[START DATA EXCERPT]

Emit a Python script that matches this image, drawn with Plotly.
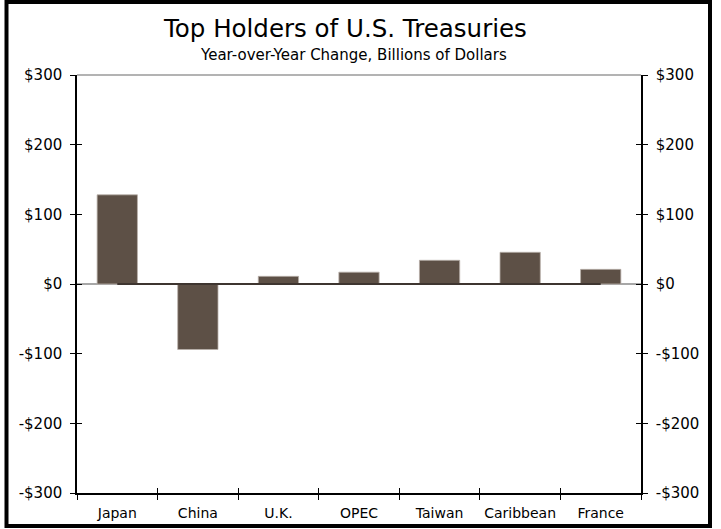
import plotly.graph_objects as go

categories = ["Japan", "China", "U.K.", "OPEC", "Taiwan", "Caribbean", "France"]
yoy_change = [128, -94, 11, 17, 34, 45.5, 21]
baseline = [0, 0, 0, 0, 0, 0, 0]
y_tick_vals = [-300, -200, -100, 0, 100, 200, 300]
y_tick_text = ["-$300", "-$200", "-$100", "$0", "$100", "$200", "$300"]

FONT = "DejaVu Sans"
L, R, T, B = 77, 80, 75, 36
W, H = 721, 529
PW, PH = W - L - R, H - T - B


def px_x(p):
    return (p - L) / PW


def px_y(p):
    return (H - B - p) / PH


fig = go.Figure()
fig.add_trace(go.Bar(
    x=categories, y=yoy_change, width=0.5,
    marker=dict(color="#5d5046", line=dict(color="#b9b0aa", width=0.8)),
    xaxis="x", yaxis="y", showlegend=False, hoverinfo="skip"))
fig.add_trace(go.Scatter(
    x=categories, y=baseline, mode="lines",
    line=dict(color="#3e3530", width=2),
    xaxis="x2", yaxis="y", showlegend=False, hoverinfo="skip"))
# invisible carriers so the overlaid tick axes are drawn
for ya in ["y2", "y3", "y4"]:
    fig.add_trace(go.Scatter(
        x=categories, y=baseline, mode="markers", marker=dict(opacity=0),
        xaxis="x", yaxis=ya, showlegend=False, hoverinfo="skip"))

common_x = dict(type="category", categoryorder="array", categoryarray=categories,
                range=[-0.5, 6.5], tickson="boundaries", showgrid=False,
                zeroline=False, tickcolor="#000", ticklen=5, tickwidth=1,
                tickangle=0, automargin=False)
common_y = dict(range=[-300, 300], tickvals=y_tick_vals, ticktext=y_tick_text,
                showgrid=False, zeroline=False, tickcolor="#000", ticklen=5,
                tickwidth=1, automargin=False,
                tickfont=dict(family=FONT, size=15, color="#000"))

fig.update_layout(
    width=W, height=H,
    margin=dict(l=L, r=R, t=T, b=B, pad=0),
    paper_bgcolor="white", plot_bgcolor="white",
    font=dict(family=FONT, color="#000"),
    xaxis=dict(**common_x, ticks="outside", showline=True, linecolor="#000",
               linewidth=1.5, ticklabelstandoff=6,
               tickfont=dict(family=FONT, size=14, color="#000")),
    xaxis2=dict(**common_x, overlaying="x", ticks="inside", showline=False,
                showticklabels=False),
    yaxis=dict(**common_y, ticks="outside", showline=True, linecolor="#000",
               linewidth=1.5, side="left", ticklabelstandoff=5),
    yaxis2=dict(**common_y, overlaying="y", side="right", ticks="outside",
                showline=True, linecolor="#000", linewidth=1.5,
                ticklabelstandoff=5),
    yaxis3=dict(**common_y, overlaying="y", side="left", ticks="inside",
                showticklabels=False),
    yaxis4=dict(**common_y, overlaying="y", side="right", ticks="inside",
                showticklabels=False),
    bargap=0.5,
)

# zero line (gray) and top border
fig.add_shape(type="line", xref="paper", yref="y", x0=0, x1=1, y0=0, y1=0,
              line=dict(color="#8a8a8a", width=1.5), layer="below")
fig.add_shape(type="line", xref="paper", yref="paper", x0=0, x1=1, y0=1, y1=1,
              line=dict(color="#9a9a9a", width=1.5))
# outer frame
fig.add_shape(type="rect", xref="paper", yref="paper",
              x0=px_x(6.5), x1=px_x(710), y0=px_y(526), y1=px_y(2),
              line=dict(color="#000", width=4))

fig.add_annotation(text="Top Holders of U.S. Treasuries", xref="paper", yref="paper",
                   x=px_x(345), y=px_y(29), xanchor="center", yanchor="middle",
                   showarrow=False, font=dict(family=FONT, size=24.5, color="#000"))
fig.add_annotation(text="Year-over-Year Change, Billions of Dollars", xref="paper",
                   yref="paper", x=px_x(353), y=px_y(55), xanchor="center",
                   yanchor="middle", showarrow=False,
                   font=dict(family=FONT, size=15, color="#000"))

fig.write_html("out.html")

[END DATA EXCERPT]

--- SHORT TASK ---
Repeat only the lines between the start of the data and the line with "return (H - B - p) / PH", including those two lines, and skip the pictures.

--- EXERCISE RESULT ---
Emit a Python script that matches this image, drawn with Plotly.
import plotly.graph_objects as go

categories = ["Japan", "China", "U.K.", "OPEC", "Taiwan", "Caribbean", "France"]
yoy_change = [128, -94, 11, 17, 34, 45.5, 21]
baseline = [0, 0, 0, 0, 0, 0, 0]
y_tick_vals = [-300, -200, -100, 0, 100, 200, 300]
y_tick_text = ["-$300", "-$200", "-$100", "$0", "$100", "$200", "$300"]

FONT = "DejaVu Sans"
L, R, T, B = 77, 80, 75, 36
W, H = 721, 529
PW, PH = W - L - R, H - T - B


def px_x(p):
    return (p - L) / PW


def px_y(p):
    return (H - B - p) / PH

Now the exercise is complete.